Remaking American Medicine…
Health Care for the 21st Century
Remaking American Medicine…Health Care for the 21st Century, a four-part television series intended for broadcast on PBS in October 2006, will tell stories of change. The goal is to inspire and empower viewers, both members of the general public and health care professionals, to join in efforts to transform American health care.
Drawing on unprecedented access to health care institutions across the nation, the series will present detailed and emotionally engaging profiles of individuals struggling to fix our broken health care system. The stories will be told through the eyes of doctors, nurses, administrators and patients, showing their struggles, their setbacks and their victories.
Program One - “Silent Killer” -- Every year at least 98,000 Americans are killed – and countless more are injured – as a result of medical errors. This program begins by profiling the efforts of Sorrel King, whose 18-month-old daughter died at one of the most respected hospitals in the world, Johns Hopkins. King has gone from grieving victim to engaged activist, partnering with Johns Hopkins to make safety a top priority at the institution. Now she has joined forces with Dr. Donald Berwick, a nationally recognized patient safety advocate, to save 100,000 lives in American hospitals.
Program Two - “First Do No Harm” -- This program focuses on the impact of hospital-acquired infections and medical errors in two institutions, and follows the efforts of physicians who are challenging their colleagues to live up to their oath to “First Do No Harm.” In Pittsburgh, Pennsylvania, Chief of Medicine Dr. Richard Shannon is confronting an epidemic of hospital-acquired infections that are shattering the lives of their victims. Hackensack University Medical Center in New Jersey is engaged in an effort to completely transform the way the institution delivers care. The goal in both hospitals is to ensure that the people trusted to provide safe and effective medical treatment do not harm patients.
Program Three - “The Stealth Epidemic” -- Chronic diseases, like diabetes and congestive heart failure, affect nearly 100 million Americans, and treatment of these illnesses consumes nearly 70 percent of all health care resources. Yet doctors are often unable to prevent needless suffering or even death, and these failures are threatening the viability of our entire health care system. This program looks at groundbreaking efforts in two very different communities -- Los Angeles and Whatcom County in the state of Washington -- that are fundamentally transforming the physician-patient relationship … and offer a glimmer of hope for patients across the country who are struggling with their chronic conditions.
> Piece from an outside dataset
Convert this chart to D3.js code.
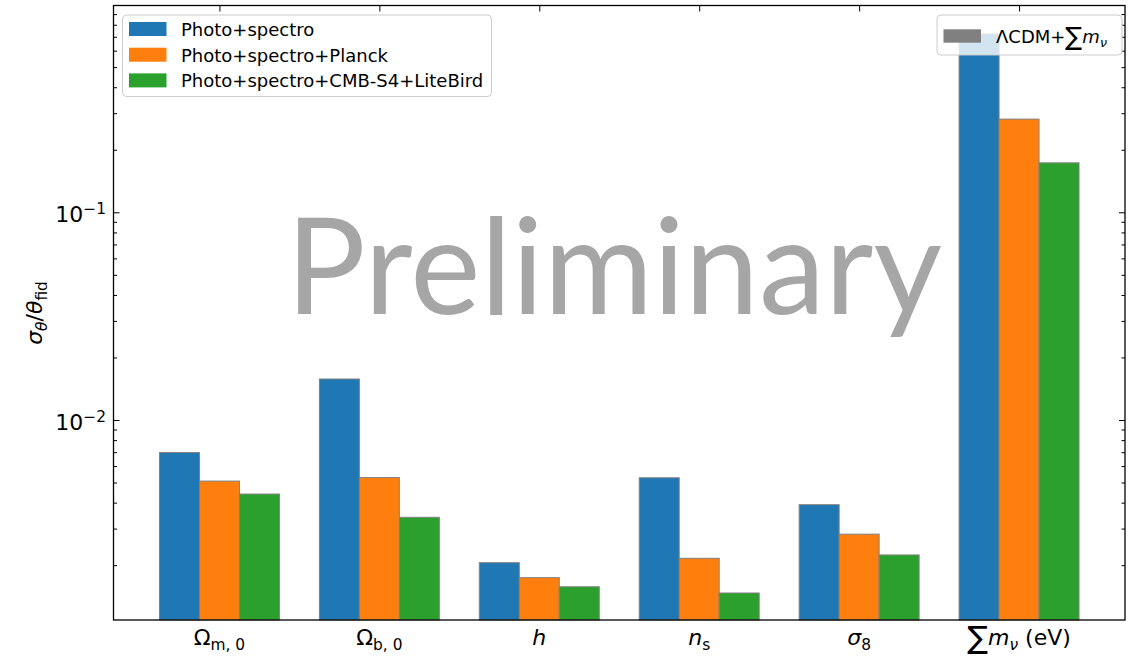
<!DOCTYPE html>
<html>
<head>
<meta charset="utf-8">
<script src="https://cdn.jsdelivr.net/npm/d3@7"></script>
<style>
  body { margin: 0; background: #fff; }
  svg { display: block; }
  text { font-family: "DejaVu Sans", sans-serif; fill: #000; }
</style>
</head>
<body>
<svg id="chart" width="1138" height="658"></svg>
<script>
// Parameter names (rich segments for the math-style labels)
const categories = ["Om0", "Ob0", "h", "ns", "sigma8", "mnu"];
const categoryLabels = [
  [{ t: "Ω" }, { t: "m, 0", sub: true }],
  [{ t: "Ω" }, { t: "b, 0", sub: true }],
  [{ t: "h", it: true }],
  [{ t: "n", it: true }, { t: "s", sub: true }],
  [{ t: "σ", it: true }, { t: "8", sub: true }],
  [{ t: "∑", big: true }, { t: "m", it: true }, { t: "ν", it: true, sub: true }, { t: " (eV)" }]
];

// Relative 1-sigma errors per probe combination
const seriesNames = ["Photo+spectro", "Photo+spectro+Planck", "Photo+spectro+CMB-S4+LiteBird"];
const photoSpectro       = [6.97e-3, 1.575e-2, 2.056e-3, 5.27e-3, 3.91e-3, 0.722];
const photoSpectroPlanck = [5.08e-3, 5.28e-3, 1.741e-3, 2.158e-3, 2.82e-3, 0.281];
const photoSpectroS4LB   = [4.40e-3, 3.40e-3, 1.574e-3, 1.469e-3, 2.24e-3, 0.173];
const seriesColors = ["#1f77b4", "#ff7f0e", "#2ca02c"];

// Axis ticks
const majorTicks = [1e-2, 1e-1];
const majorTickLabels = [[{ t: "10" }, { t: "−2", sup: true }], [{ t: "10" }, { t: "−1", sup: true }]];
const yDomain = [1.089e-3, 0.99];

const seriesValues = [photoSpectro, photoSpectroPlanck, photoSpectroS4LB];

const svg = d3.select("#chart");
const plotLeft = 113.5, plotRight = 1125, plotTop = 5.5, plotBottom = 620;
const barW = 0.25;

const x = d3.scaleLinear().domain([-0.6625, 5.6625]).range([plotLeft, plotRight]);
const y = d3.scaleLog().domain(yDomain).range([plotBottom, plotTop]);

// Writes a label made of plain / italic / sub / superscript / large-operator segments
function rich(textSel, segs, size) {
  let cur = 0;
  segs.forEach(s => {
    const fs = (s.sub || s.sup) ? size * 0.7 : s.big ? size * 1.4 : size;
    const shift = s.sub ? size * 0.22 : s.sup ? -size * 0.38 : s.big ? size * 0.14 : 0;
    textSel.append("tspan")
      .attr("dy", shift - cur)
      .attr("font-size", fs)
      .attr("font-style", s.it ? "italic" : "normal")
      .text(s.t);
    cur = shift;
  });
}

// Bars
const barsG = svg.append("g");
seriesValues.forEach((vals, si) => {
  barsG.selectAll(null)
    .data(vals)
    .enter()
    .append("rect")
    .attr("x", (d, i) => x(i + (si - 1) * barW - barW / 2))
    .attr("width", x(barW) - x(0))
    .attr("y", d => y(d))
    .attr("height", d => plotBottom - y(d))
    .attr("fill", seriesColors[si])
    .attr("stroke", "#808080")
    .attr("stroke-width", 1);
});

// Watermark
const wm = svg.append("text")
  .attr("x", 614)
  .attr("y", 314)
  .attr("text-anchor", "middle")
  .style("font-family", "Lato, sans-serif")
  .style("fill", "#a6a6a6")
  .attr("font-size", 130)
  .text("Preliminary");
const wmLen = wm.node().getComputedTextLength();
wm.attr("font-size", 130 * 656 / wmLen);

// Ticks (all pointing inward)
const minorTicks = y.ticks().filter(v => Math.abs(Math.log10(v) - Math.round(Math.log10(v))) > 1e-6);
function styleAxis(g) {
  g.select(".domain").remove();
  g.selectAll(".tick line").attr("stroke", "#000").attr("stroke-width", 1);
}
svg.append("g").attr("transform", `translate(${plotLeft},0)`)
  .call(d3.axisLeft(y).tickValues(majorTicks).tickSize(-6).tickFormat("")).call(styleAxis);
svg.append("g").attr("transform", `translate(${plotLeft},0)`)
  .call(d3.axisLeft(y).tickValues(minorTicks).tickSize(-3.5).tickFormat("")).call(styleAxis);
svg.append("g").attr("transform", `translate(${plotRight},0)`)
  .call(d3.axisRight(y).tickValues(majorTicks).tickSize(-6).tickFormat("")).call(styleAxis);
svg.append("g").attr("transform", `translate(${plotRight},0)`)
  .call(d3.axisRight(y).tickValues(minorTicks).tickSize(-3.5).tickFormat("")).call(styleAxis);
svg.append("g").attr("transform", `translate(0,${plotTop})`)
  .call(d3.axisTop(x).tickValues(d3.range(categories.length)).tickSize(-6).tickFormat("")).call(styleAxis);

// Frame
svg.append("rect")
  .attr("x", plotLeft).attr("y", plotTop)
  .attr("width", plotRight - plotLeft).attr("height", plotBottom - plotTop)
  .attr("fill", "none").attr("stroke", "#000").attr("stroke-width", 1.3);

// Y tick labels
majorTicks.forEach((v, i) => {
  const t = svg.append("text")
    .attr("x", 106).attr("y", y(v) + 10)
    .attr("text-anchor", "end");
  rich(t, majorTickLabels[i], 22);
});

// X tick labels
categoryLabels.forEach((segs, i) => {
  const t = svg.append("text")
    .attr("x", x(i)).attr("y", 645)
    .attr("text-anchor", "middle");
  rich(t, segs, 22);
});

// Y axis label
const yl = svg.append("text")
  .attr("transform", "translate(42,313) rotate(-90)")
  .attr("text-anchor", "middle");
rich(yl, [{ t: "σ", it: true }, { t: "θ", it: true, sub: true }, { t: "/" }, { t: "θ", it: true }, { t: "fid", sub: true }], 22);

// Legend: probe combinations
const lg = svg.append("g");
lg.append("rect")
  .attr("x", 122.5).attr("y", 15).attr("width", 369).attr("height", 81.5)
  .attr("rx", 4)
  .attr("fill", "#fff").attr("fill-opacity", 0.8)
  .attr("stroke", "#cccccc").attr("stroke-width", 1);
seriesNames.forEach((name, i) => {
  const yy = 22 + i * 25.7;
  lg.append("rect")
    .attr("x", 129).attr("y", yy).attr("width", 37.5).attr("height", 14)
    .attr("fill", seriesColors[i]);
  lg.append("text")
    .attr("x", 181).attr("y", yy + 13.8)
    .attr("font-size", 18)
    .text(name);
});

// Legend: model
const lg2 = svg.append("g");
lg2.append("rect")
  .attr("x", 937).attr("y", 15).attr("width", 185).attr("height", 40)
  .attr("rx", 4)
  .attr("fill", "#fff").attr("fill-opacity", 0.8)
  .attr("stroke", "#cccccc").attr("stroke-width", 1);
lg2.append("rect")
  .attr("x", 943.5).attr("y", 29.3).attr("width", 37.5).attr("height", 13.4)
  .attr("fill", "#808080");
const l2t = lg2.append("text").attr("x", 996).attr("y", 42.7);
rich(l2t, [{ t: "ΛCDM+" }, { t: "∑", big: true }, { t: "m", it: true }, { t: "ν", it: true, sub: true }], 18);
</script>
</body>
</html>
Program Four - “Hand in Hand” -- As medicine continues to become more and more technologically sophisticated and the systems that deliver medical care become more complex, the relationship between providers and patients and their families is more important than ever. This final program tells the story of patients and families who have formed a unique bond in a teaching hospital in Augusta, Georgia to transform the institution into a nationally recognized facility, where partnership is a guiding vision to the care it delivers.